• PROBLEM STATEMENT: Below are some records. Output the lines from the first one through the line that holds "(top) at (831.5,52.5)", exactly as written, with no pictures.
******************************
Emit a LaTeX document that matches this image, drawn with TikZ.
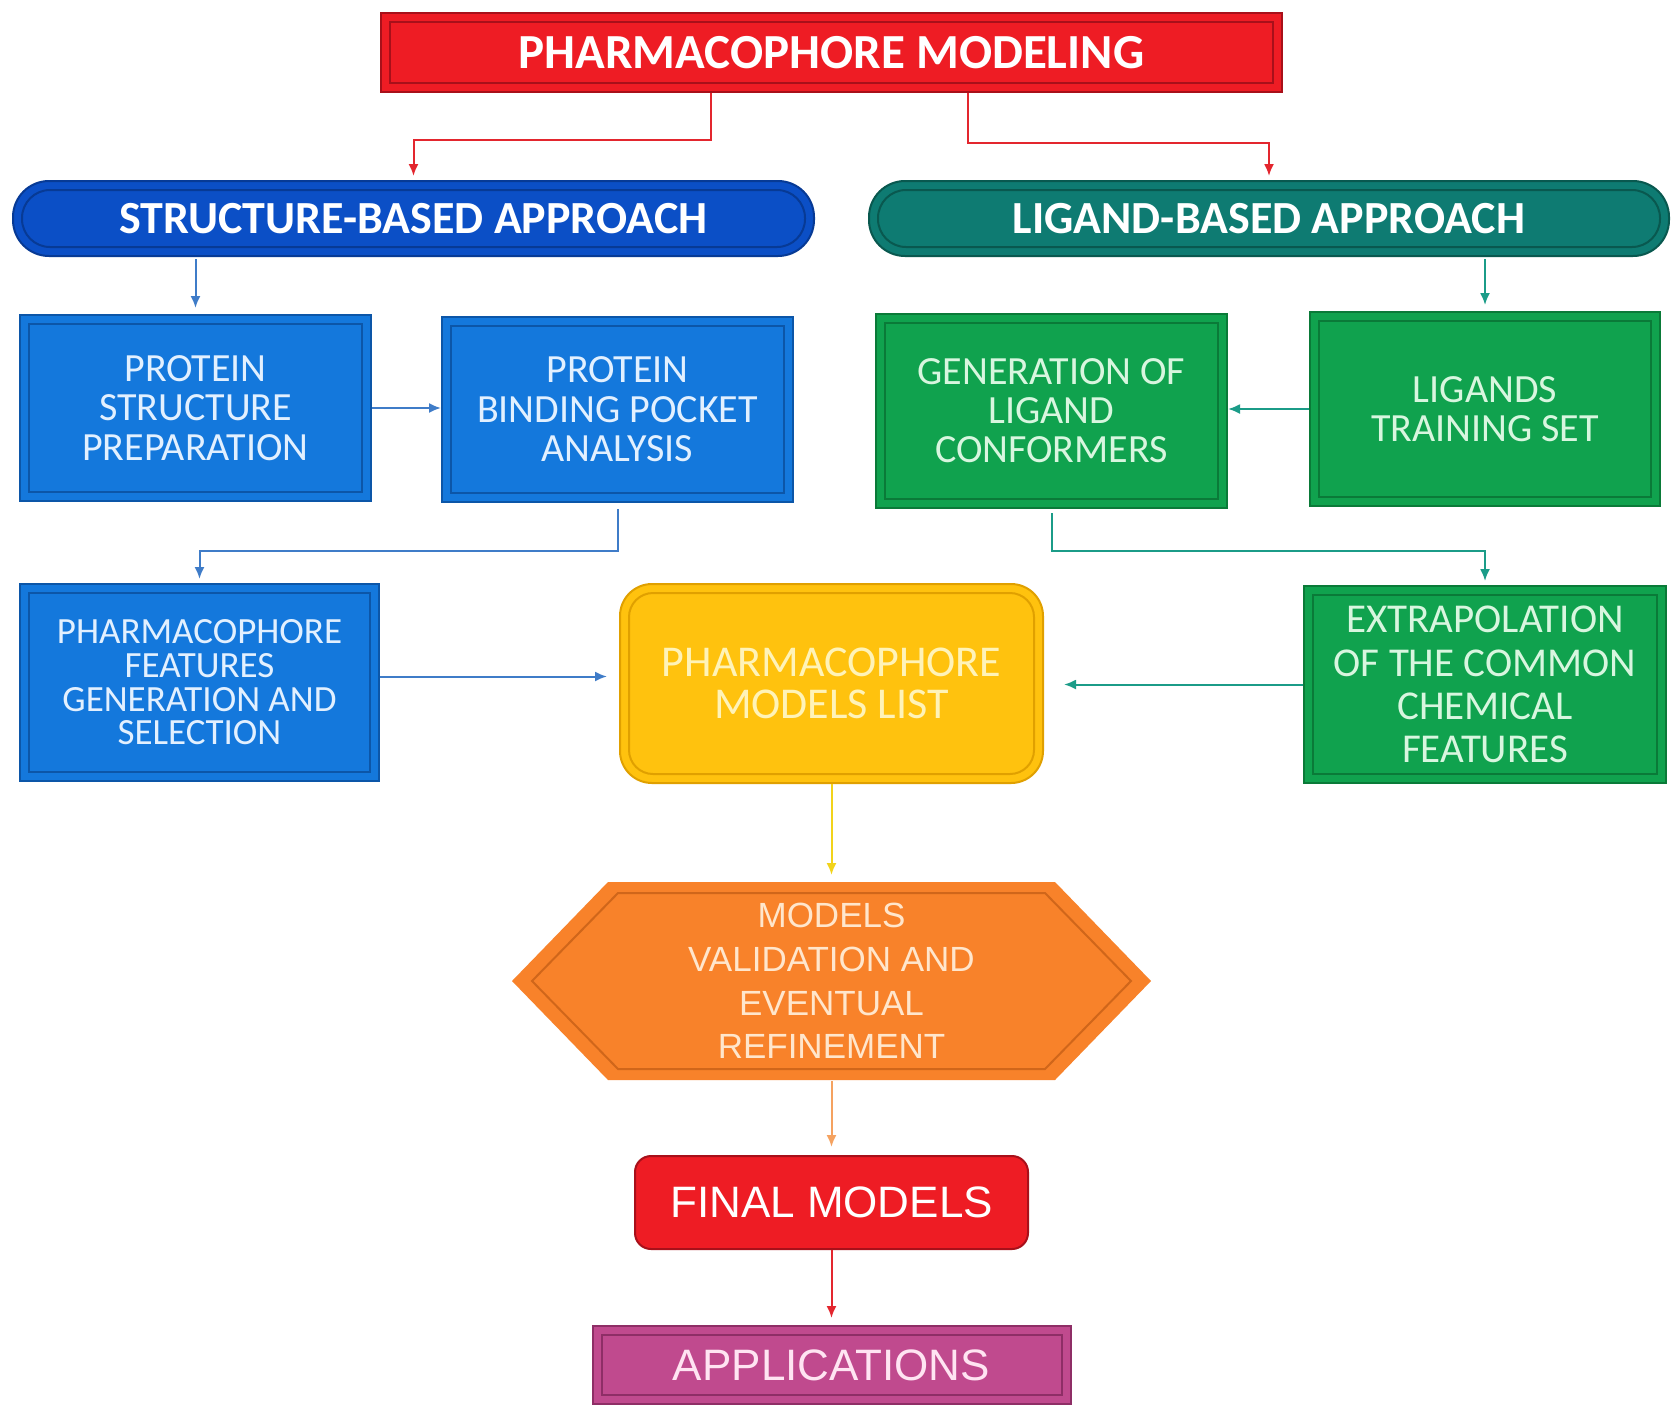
\documentclass[tikz,border=0pt]{standalone}
\usepackage{fontspec}
\setmainfont{Carlito}
\newfontfamily\arialf{Liberation Sans}
\usetikzlibrary{calc,arrows.meta}
\definecolor{redM}{HTML}{EE1C24}
\definecolor{redD}{HTML}{A8101A}
\definecolor{blueP}{HTML}{0B4FC6}
\definecolor{bluePD}{HTML}{073A95}
\definecolor{tealP}{HTML}{0E7B72}
\definecolor{tealPD}{HTML}{09584F}
\definecolor{blueB}{HTML}{1478DC}
\definecolor{blueBD}{HTML}{0C56A8}
\definecolor{greenB}{HTML}{10A24E}
\definecolor{greenBD}{HTML}{0A7A38}
\definecolor{yel}{HTML}{FFC20E}
\definecolor{yelD}{HTML}{E0A000}
\definecolor{orng}{HTML}{F8822A}
\definecolor{orngD}{HTML}{D0661A}
\definecolor{mag}{HTML}{C04A8E}
\definecolor{magD}{HTML}{8E2E66}
\definecolor{arRed}{HTML}{E3262E}
\definecolor{arBlue}{HTML}{3F7CC8}
\definecolor{arTeal}{HTML}{1B9C88}
\definecolor{arYel}{HTML}{F2D31A}
\definecolor{arOr}{HTML}{F5A260}
\definecolor{txtBlue}{HTML}{E2F0FF}
\definecolor{txtGreen}{HTML}{D8F6DF}
\definecolor{txtYel}{HTML}{FFF3B8}
\definecolor{txtOr}{HTML}{FFE6CC}
\definecolor{txtMag}{HTML}{FFE4F2}
\tikzset{
  innerframe/.style 2 args={path picture={\draw[#1,line width=1pt,rounded corners=#2]
     ([shift={(4.5pt,-4.5pt)}]path picture bounding box.north west) rectangle
     ([shift={(-4.5pt,4.5pt)}]path picture bounding box.south east);}},
  boxbase/.style={inner sep=0pt, align=center, line width=1pt},
  topbox/.style={boxbase, fill=redM, draw=redD, text=white, innerframe={redD}{0pt},
     minimum width=450.5pt, minimum height=39.5pt, font=\bfseries\fontsize{24.5}{28}\selectfont},
  pill/.style 2 args={boxbase, fill=#1, draw=#2, text=white, rounded corners=18pt, innerframe={#2}{14pt},
     minimum height=37.5pt, font=\bfseries\fontsize{23}{27}\selectfont},
  bluebox/.style={boxbase, fill=blueB, draw=blueBD, text=txtBlue, innerframe={blueBD}{0pt}},
  greenbox/.style={boxbase, fill=greenB, draw=greenBD, text=txtGreen, innerframe={greenBD}{0pt}},
  conn/.style={line width=1pt, -{Latex[length=6pt,width=5pt]}},
}
\begin{document}
\begin{tikzpicture}[x=0.5pt,y=-0.5pt]
\useasboundingbox (0,0) rectangle (1671,1404);
\fill[white] (0,0) rectangle (1671,1404);

% top
\node[topbox] (top) at (831.5,52.5) {PHARMACOPHORE MODELING};

% pills
\node[pill={blueP}{bluePD}, minimum width=400.5pt] (sba) at (413.5,218.5) {STRUCTURE-BASED APPROACH};
\node[pill={tealP}{tealPD}, minimum width=400pt] (lba) at (1269,218.5) {LIGAND-BASED APPROACH};

% blue boxes
\node[bluebox, minimum width=175.5pt, minimum height=93pt, font=\fontsize{20}{19.7}\selectfont]
  (psp) at (195.5,408) {PROTEIN\\STRUCTURE\\PREPARATION};
\node[bluebox, minimum width=175.5pt, minimum height=92.5pt, font=\fontsize{20}{19.7}\selectfont]
  (pbpa) at (617.5,409.5) {PROTEIN\\BINDING POCKET\\ANALYSIS};
\node[bluebox, minimum width=179.5pt, minimum height=98.5pt, font=\fontsize{18.5}{16.8}\selectfont]
  (pfgs) at (199.5,682.5) {PHARMACOPHORE\\FEATURES\\GENERATION AND\\SELECTION};

% green boxes
\node[greenbox, minimum width=175.5pt, minimum height=97pt, font=\fontsize{20}{19.5}\selectfont]
  (glc) at (1051.5,411) {GENERATION OF\\LIGAND\\CONFORMERS};
\node[greenbox, minimum width=175pt, minimum height=97pt, font=\fontsize{20}{19.5}\selectfont]
  (lts) at (1485,409) {LIGANDS\\TRAINING SET};
\node[greenbox, minimum width=181pt, minimum height=98.5pt, font=\fontsize{20.5}{21.6}\selectfont]
  (ecf) at (1485,684.5) {EXTRAPOLATION\\OF THE COMMON\\CHEMICAL\\FEATURES};

% yellow list
\node[boxbase, fill=yel, draw=yelD, text=txtYel, rounded corners=16pt, innerframe={yelD}{12pt},
  minimum width=211.5pt, minimum height=99.5pt, font=\fontsize{22}{21.3}\selectfont]
  (pml) at (831.5,683.5) {PHARMACOPHORE\\MODELS LIST};

% hexagon
\fill[orng] (512,981) -- (608,882) -- (1055,882) -- (1151,981) -- (1055,1080) -- (608,1080) -- cycle;
\draw[orngD, line width=1pt] (532,981) -- (618,893) -- (1045,893) -- (1131,981) -- (1045,1069) -- (618,1069) -- cycle;
\node[boxbase, text=txtOr, minimum width=319.5pt, minimum height=99pt, font=\arialf\fontsize{17.5}{21.8}\selectfont]
  (hex) at (831.5,981) {MODELS\\VALIDATION AND\\EVENTUAL\\REFINEMENT};

% final
\node[boxbase, fill=redM, draw=redD, text=white, rounded corners=8pt,
  minimum width=196.5pt, minimum height=46.5pt, font=\arialf\fontsize{22}{26}\selectfont]
  (final) at (831.5,1202.5) {FINAL MODELS};

% applications
\node[boxbase, fill=mag, draw=magD, text=txtMag, innerframe={magD}{0pt},
  minimum width=239pt, minimum height=39pt, font=\arialf\fontsize{22}{26}\selectfont]
  (apps) at (831.5,1365) {APPLICATIONS};

% connectors
\draw[conn, arRed, shorten >=2pt] ($(top.south)+(-120.5,0)$) -- ++(0,47) -| (sba.north);
\draw[conn, arRed, shorten >=2pt] ($(top.south)+(136.5,0)$) -- ++(0,50) -| (lba.north);
\draw[conn, arBlue, shorten <=1pt, shorten >=3pt] (psp.north |- sba.south) -- (psp.north);
\draw[conn, arTeal, shorten <=1pt, shorten >=3pt] (lts.north |- lba.south) -- (lts.north);
\draw[conn, arBlue] (psp.east) -- (psp.east -| pbpa.west);
\draw[conn, arTeal] (lts.west) -- (lts.west -| glc.east);
\draw[conn, arBlue, shorten <=3pt, shorten >=2pt] (pbpa.south) -- ++(0,48) -| (pfgs.north);
\draw[conn, arTeal, shorten <=2pt, shorten >=2pt] (glc.south) -- ++(0,42) -| (ecf.north);
\draw[conn, arBlue, shorten >=6pt] ([yshift=3pt]pfgs.east) -- ([yshift=3pt]pfgs.east -| pml.west);
\draw[conn, arTeal, shorten >=10pt] (ecf.west) -- (ecf.west -| pml.east);
\draw[conn, arYel, shorten >=3pt] (pml.south) -- (hex.north);
\draw[conn, arOr, shorten >=4pt] (hex.south) -- (final.north);
\draw[conn, arRed, shorten >=3.5pt] (final.south) -- (apps.north);
\end{tikzpicture}
\end{document}
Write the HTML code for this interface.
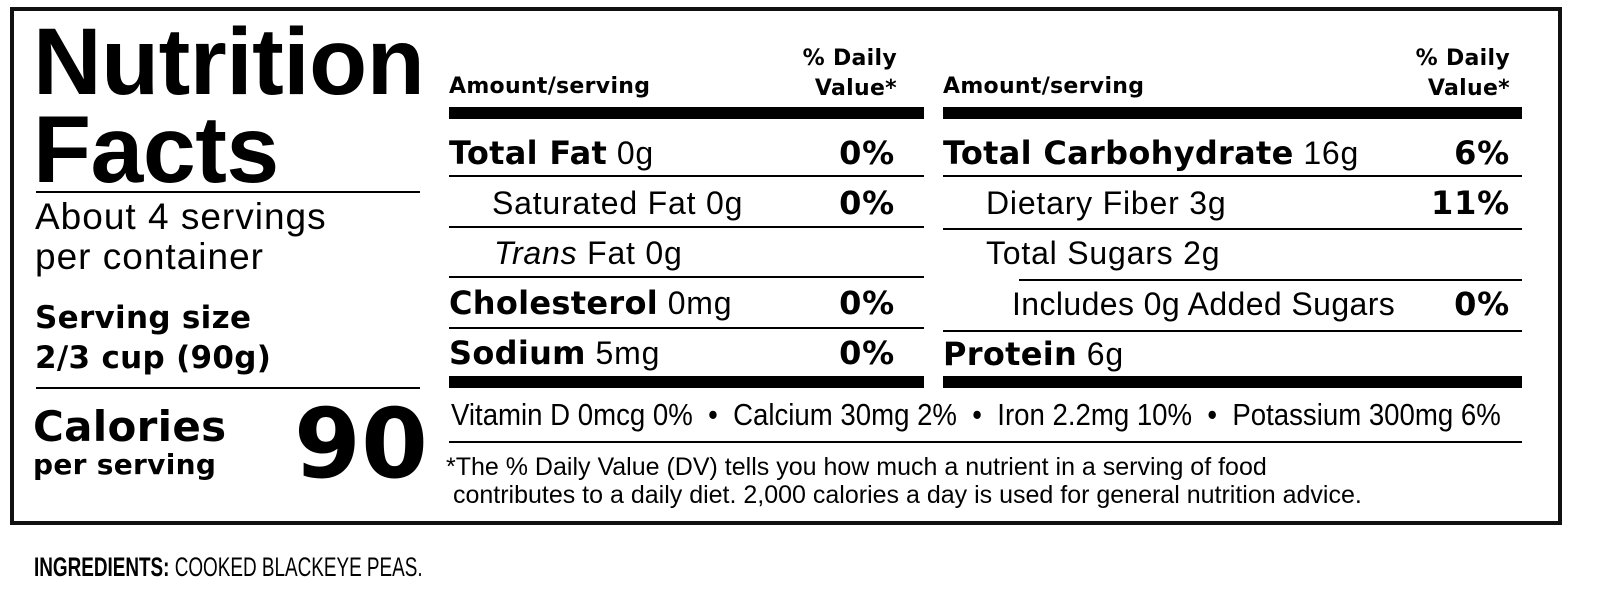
<!DOCTYPE html>
<html><head><meta charset="utf-8"><style>
html,body{margin:0;padding:0;background:#fff;}
body{width:1600px;height:601px;position:relative;overflow:hidden;font-family:"Liberation Sans",Arial,sans-serif;color:#000;}
.a{position:absolute;white-space:nowrap;}
.b{font-family:"DejaVu Sans","Liberation Sans",sans-serif;font-weight:bold;letter-spacing:0.3px;}
.ln{position:absolute;background:#000;}
.row{font-size:32px;line-height:1;letter-spacing:0.8px;}
.pct{text-align:right;}
.cond{display:inline-block;transform-origin:left center;}
</style></head><body>
<div class="a" style="left:10px;top:7px;width:1544px;height:510px;border:4px solid #111;"></div>

<div class="a" style="left:33px;top:18px;font-size:95px;line-height:88px;font-weight:bold;letter-spacing:-0.5px;">Nutrition<br>Facts</div>
<div class="ln" style="left:36px;top:191px;width:384px;height:2px;"></div>
<div class="a" style="left:35px;top:197px;font-size:37px;line-height:40px;letter-spacing:1px;">About 4 servings<br>per container</div>
<div class="a b" style="left:35px;top:298px;font-size:31px;line-height:40px;">Serving size<br>2/3 cup (90g)</div>
<div class="ln" style="left:36px;top:387px;width:384px;height:2px;"></div>
<div class="a b" style="left:33px;top:404px;font-size:42px;line-height:46px;">Calories</div>
<div class="a b" style="left:33px;top:450px;font-size:28px;line-height:30px;">per serving</div>
<div class="a b" style="left:294px;top:394px;font-size:96px;line-height:100px;">90</div>

<!-- middle column -->
<div class="a b" style="left:449px;top:74px;font-size:22px;">Amount/serving</div>
<div class="a b" style="left:740px;top:44px;width:157px;text-align:right;font-size:22px;line-height:30px;">% Daily<br>Value*</div>
<div class="ln" style="left:449px;top:107px;width:475px;height:12px;"></div>
<div class="a row" style="left:449px;top:137px;"><span class="b">Total Fat</span> 0g</div>
<div class="a row pct b" style="left:790px;top:137px;width:105px;">0%</div>
<div class="ln" style="left:449px;top:175px;width:475px;height:2px;"></div>
<div class="a row" style="left:492px;top:187px;">Saturated Fat 0g</div>
<div class="a row pct b" style="left:790px;top:187px;width:105px;">0%</div>
<div class="ln" style="left:449px;top:226px;width:475px;height:2px;"></div>
<div class="a row" style="left:494px;top:237px;"><i>Trans</i> Fat 0g</div>
<div class="ln" style="left:449px;top:276px;width:475px;height:2px;"></div>
<div class="a row" style="left:449px;top:287px;"><span class="b">Cholesterol</span> 0mg</div>
<div class="a row pct b" style="left:790px;top:287px;width:105px;">0%</div>
<div class="ln" style="left:449px;top:327px;width:475px;height:2px;"></div>
<div class="a row" style="left:449px;top:337px;"><span class="b">Sodium</span> 5mg</div>
<div class="a row pct b" style="left:790px;top:337px;width:105px;">0%</div>
<div class="ln" style="left:449px;top:376px;width:475px;height:12px;"></div>

<!-- right column -->
<div class="a b" style="left:943px;top:74px;font-size:22px;">Amount/serving</div>
<div class="a b" style="left:1353px;top:44px;width:157px;text-align:right;font-size:22px;line-height:30px;">% Daily<br>Value*</div>
<div class="ln" style="left:943px;top:107px;width:579px;height:12px;"></div>
<div class="a row" style="left:943px;top:137px;"><span class="b">Total Carbohydrate</span> 16g</div>
<div class="a row pct b" style="left:1400px;top:137px;width:110px;">6%</div>
<div class="ln" style="left:943px;top:175px;width:579px;height:2px;"></div>
<div class="a row" style="left:986px;top:187px;">Dietary Fiber 3g</div>
<div class="a row pct b" style="left:1400px;top:187px;width:110px;">11%</div>
<div class="ln" style="left:943px;top:228px;width:579px;height:2px;"></div>
<div class="a row" style="left:986px;top:237px;">Total Sugars 2g</div>
<div class="ln" style="left:1019px;top:279px;width:503px;height:2px;"></div>
<div class="a row" style="left:1012px;top:288px;letter-spacing:0.4px;">Includes 0g Added Sugars</div>
<div class="a row pct b" style="left:1400px;top:288px;width:110px;">0%</div>
<div class="ln" style="left:943px;top:330px;width:579px;height:2px;"></div>
<div class="a row" style="left:943px;top:338px;"><span class="b">Protein</span> 6g</div>
<div class="ln" style="left:943px;top:376px;width:579px;height:12px;"></div>

<div class="a" style="left:451px;top:397px;font-size:31px;line-height:36px;"><span class="cond" style="transform:scaleX(0.89);">Vitamin D 0mcg 0% &nbsp;•&nbsp; Calcium 30mg 2% &nbsp;•&nbsp; Iron 2.2mg 10% &nbsp;•&nbsp; Potassium 300mg 6%</span></div>
<div class="ln" style="left:449px;top:441px;width:1073px;height:2px;"></div>
<div class="a" style="left:446px;top:453px;font-size:25px;line-height:28px;">*The % Daily Value (DV) tells you how much a nutrient in a serving of food<br>&nbsp;contributes to a daily diet. 2,000 calories a day is used for general nutrition advice.</div>

<div class="a" style="left:34px;top:552px;font-size:27px;"><span class="cond" style="transform:scaleX(0.7);"><b>INGREDIENTS:</b> COOKED BLACKEYE PEAS.</span></div>
</body></html>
******************************
• TASK OUTPUT:
Emit a LaTeX document that matches this image, drawn with TikZ.
\documentclass[tikz,border=0pt]{standalone}
\usepackage{fontspec}
\setmainfont{Carlito}
\newfontfamily\arialf{Liberation Sans}
\usetikzlibrary{calc,arrows.meta}
\definecolor{redM}{HTML}{EE1C24}
\definecolor{redD}{HTML}{A8101A}
\definecolor{blueP}{HTML}{0B4FC6}
\definecolor{bluePD}{HTML}{073A95}
\definecolor{tealP}{HTML}{0E7B72}
\definecolor{tealPD}{HTML}{09584F}
\definecolor{blueB}{HTML}{1478DC}
\definecolor{blueBD}{HTML}{0C56A8}
\definecolor{greenB}{HTML}{10A24E}
\definecolor{greenBD}{HTML}{0A7A38}
\definecolor{yel}{HTML}{FFC20E}
\definecolor{yelD}{HTML}{E0A000}
\definecolor{orng}{HTML}{F8822A}
\definecolor{orngD}{HTML}{D0661A}
\definecolor{mag}{HTML}{C04A8E}
\definecolor{magD}{HTML}{8E2E66}
\definecolor{arRed}{HTML}{E3262E}
\definecolor{arBlue}{HTML}{3F7CC8}
\definecolor{arTeal}{HTML}{1B9C88}
\definecolor{arYel}{HTML}{F2D31A}
\definecolor{arOr}{HTML}{F5A260}
\definecolor{txtBlue}{HTML}{E2F0FF}
\definecolor{txtGreen}{HTML}{D8F6DF}
\definecolor{txtYel}{HTML}{FFF3B8}
\definecolor{txtOr}{HTML}{FFE6CC}
\definecolor{txtMag}{HTML}{FFE4F2}
\tikzset{
  innerframe/.style 2 args={path picture={\draw[#1,line width=1pt,rounded corners=#2]
     ([shift={(4.5pt,-4.5pt)}]path picture bounding box.north west) rectangle
     ([shift={(-4.5pt,4.5pt)}]path picture bounding box.south east);}},
  boxbase/.style={inner sep=0pt, align=center, line width=1pt},
  topbox/.style={boxbase, fill=redM, draw=redD, text=white, innerframe={redD}{0pt},
     minimum width=450.5pt, minimum height=39.5pt, font=\bfseries\fontsize{24.5}{28}\selectfont},
  pill/.style 2 args={boxbase, fill=#1, draw=#2, text=white, rounded corners=18pt, innerframe={#2}{14pt},
     minimum height=37.5pt, font=\bfseries\fontsize{23}{27}\selectfont},
  bluebox/.style={boxbase, fill=blueB, draw=blueBD, text=txtBlue, innerframe={blueBD}{0pt}},
  greenbox/.style={boxbase, fill=greenB, draw=greenBD, text=txtGreen, innerframe={greenBD}{0pt}},
  conn/.style={line width=1pt, -{Latex[length=6pt,width=5pt]}},
}
\begin{document}
\begin{tikzpicture}[x=0.5pt,y=-0.5pt]
\useasboundingbox (0,0) rectangle (1671,1404);
\fill[white] (0,0) rectangle (1671,1404);

% top
\node[topbox] (top) at (831.5,52.5) {PHARMACOPHORE MODELING};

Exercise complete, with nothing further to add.